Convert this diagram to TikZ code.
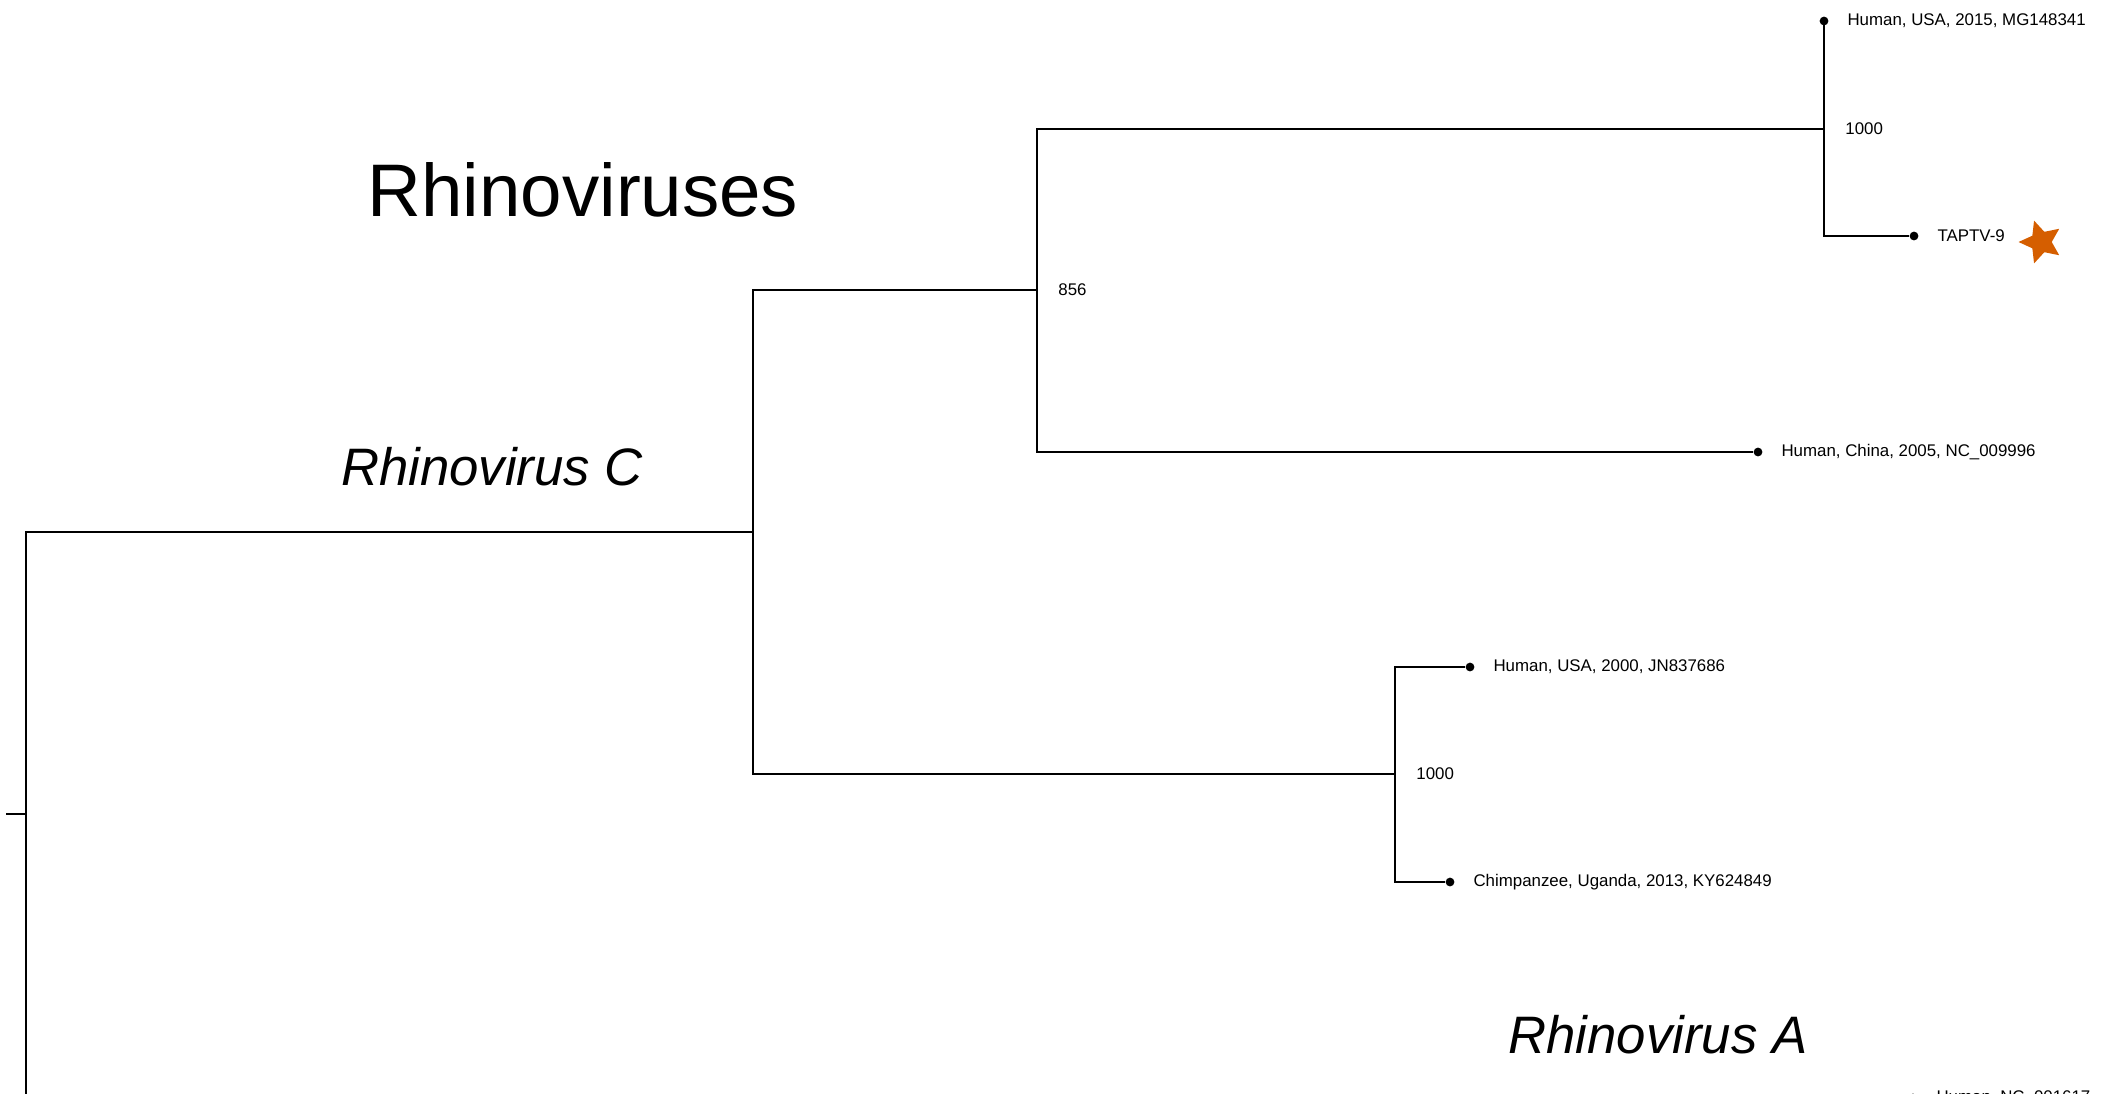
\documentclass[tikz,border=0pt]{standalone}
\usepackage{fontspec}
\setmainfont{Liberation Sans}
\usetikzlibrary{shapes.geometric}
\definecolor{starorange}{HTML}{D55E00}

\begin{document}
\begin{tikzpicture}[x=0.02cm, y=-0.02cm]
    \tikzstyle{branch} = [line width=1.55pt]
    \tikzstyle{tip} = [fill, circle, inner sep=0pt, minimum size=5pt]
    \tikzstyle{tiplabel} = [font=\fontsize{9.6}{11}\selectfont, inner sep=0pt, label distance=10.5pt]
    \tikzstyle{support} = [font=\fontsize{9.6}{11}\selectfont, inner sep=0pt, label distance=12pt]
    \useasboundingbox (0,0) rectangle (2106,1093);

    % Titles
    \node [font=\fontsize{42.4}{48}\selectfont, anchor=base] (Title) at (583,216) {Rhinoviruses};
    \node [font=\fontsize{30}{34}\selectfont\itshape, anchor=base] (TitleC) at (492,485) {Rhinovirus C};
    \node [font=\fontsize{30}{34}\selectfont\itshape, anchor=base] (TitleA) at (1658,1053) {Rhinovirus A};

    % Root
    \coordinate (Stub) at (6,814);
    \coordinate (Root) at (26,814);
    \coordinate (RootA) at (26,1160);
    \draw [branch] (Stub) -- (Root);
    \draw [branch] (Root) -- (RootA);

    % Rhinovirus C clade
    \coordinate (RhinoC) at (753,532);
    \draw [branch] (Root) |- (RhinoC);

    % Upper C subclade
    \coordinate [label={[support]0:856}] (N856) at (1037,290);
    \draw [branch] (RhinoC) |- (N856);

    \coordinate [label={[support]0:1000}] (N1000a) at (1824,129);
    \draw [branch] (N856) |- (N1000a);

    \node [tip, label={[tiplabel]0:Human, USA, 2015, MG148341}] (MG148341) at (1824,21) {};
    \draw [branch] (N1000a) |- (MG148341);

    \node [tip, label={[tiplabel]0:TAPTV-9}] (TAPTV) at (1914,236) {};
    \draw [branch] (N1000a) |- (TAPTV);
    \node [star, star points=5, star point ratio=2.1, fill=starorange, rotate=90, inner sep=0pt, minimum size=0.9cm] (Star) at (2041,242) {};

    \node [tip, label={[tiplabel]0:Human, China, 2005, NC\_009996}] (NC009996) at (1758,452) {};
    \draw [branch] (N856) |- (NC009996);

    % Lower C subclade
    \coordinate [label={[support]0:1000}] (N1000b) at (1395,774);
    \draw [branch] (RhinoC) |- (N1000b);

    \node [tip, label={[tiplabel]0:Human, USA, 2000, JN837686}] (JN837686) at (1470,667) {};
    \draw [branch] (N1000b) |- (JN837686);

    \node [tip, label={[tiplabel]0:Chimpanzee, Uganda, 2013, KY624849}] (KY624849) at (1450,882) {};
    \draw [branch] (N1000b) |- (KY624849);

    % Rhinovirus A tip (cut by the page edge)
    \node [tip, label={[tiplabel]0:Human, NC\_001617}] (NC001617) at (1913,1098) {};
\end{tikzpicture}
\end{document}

------------------------

[Exercise requirements] Give back every line exactly as it stands, pictures excluded.

[Written solution]
Convert this diagram to TikZ code.
\documentclass[tikz,border=0pt]{standalone}
\usepackage{fontspec}
\setmainfont{Liberation Sans}
\usetikzlibrary{shapes.geometric}
\definecolor{starorange}{HTML}{D55E00}

\begin{document}
\begin{tikzpicture}[x=0.02cm, y=-0.02cm]
    \tikzstyle{branch} = [line width=1.55pt]
    \tikzstyle{tip} = [fill, circle, inner sep=0pt, minimum size=5pt]
    \tikzstyle{tiplabel} = [font=\fontsize{9.6}{11}\selectfont, inner sep=0pt, label distance=10.5pt]
    \tikzstyle{support} = [font=\fontsize{9.6}{11}\selectfont, inner sep=0pt, label distance=12pt]
    \useasboundingbox (0,0) rectangle (2106,1093);

    % Titles
    \node [font=\fontsize{42.4}{48}\selectfont, anchor=base] (Title) at (583,216) {Rhinoviruses};
    \node [font=\fontsize{30}{34}\selectfont\itshape, anchor=base] (TitleC) at (492,485) {Rhinovirus C};
    \node [font=\fontsize{30}{34}\selectfont\itshape, anchor=base] (TitleA) at (1658,1053) {Rhinovirus A};

    % Root
    \coordinate (Stub) at (6,814);
    \coordinate (Root) at (26,814);
    \coordinate (RootA) at (26,1160);
    \draw [branch] (Stub) -- (Root);
    \draw [branch] (Root) -- (RootA);

    % Rhinovirus C clade
    \coordinate (RhinoC) at (753,532);
    \draw [branch] (Root) |- (RhinoC);

    % Upper C subclade
    \coordinate [label={[support]0:856}] (N856) at (1037,290);
    \draw [branch] (RhinoC) |- (N856);

    \coordinate [label={[support]0:1000}] (N1000a) at (1824,129);
    \draw [branch] (N856) |- (N1000a);

    \node [tip, label={[tiplabel]0:Human, USA, 2015, MG148341}] (MG148341) at (1824,21) {};
    \draw [branch] (N1000a) |- (MG148341);

    \node [tip, label={[tiplabel]0:TAPTV-9}] (TAPTV) at (1914,236) {};
    \draw [branch] (N1000a) |- (TAPTV);
    \node [star, star points=5, star point ratio=2.1, fill=starorange, rotate=90, inner sep=0pt, minimum size=0.9cm] (Star) at (2041,242) {};

    \node [tip, label={[tiplabel]0:Human, China, 2005, NC\_009996}] (NC009996) at (1758,452) {};
    \draw [branch] (N856) |- (NC009996);

    % Lower C subclade
    \coordinate [label={[support]0:1000}] (N1000b) at (1395,774);
    \draw [branch] (RhinoC) |- (N1000b);

    \node [tip, label={[tiplabel]0:Human, USA, 2000, JN837686}] (JN837686) at (1470,667) {};
    \draw [branch] (N1000b) |- (JN837686);

    \node [tip, label={[tiplabel]0:Chimpanzee, Uganda, 2013, KY624849}] (KY624849) at (1450,882) {};
    \draw [branch] (N1000b) |- (KY624849);

    % Rhinovirus A tip (cut by the page edge)
    \node [tip, label={[tiplabel]0:Human, NC\_001617}] (NC001617) at (1913,1098) {};
\end{tikzpicture}
\end{document}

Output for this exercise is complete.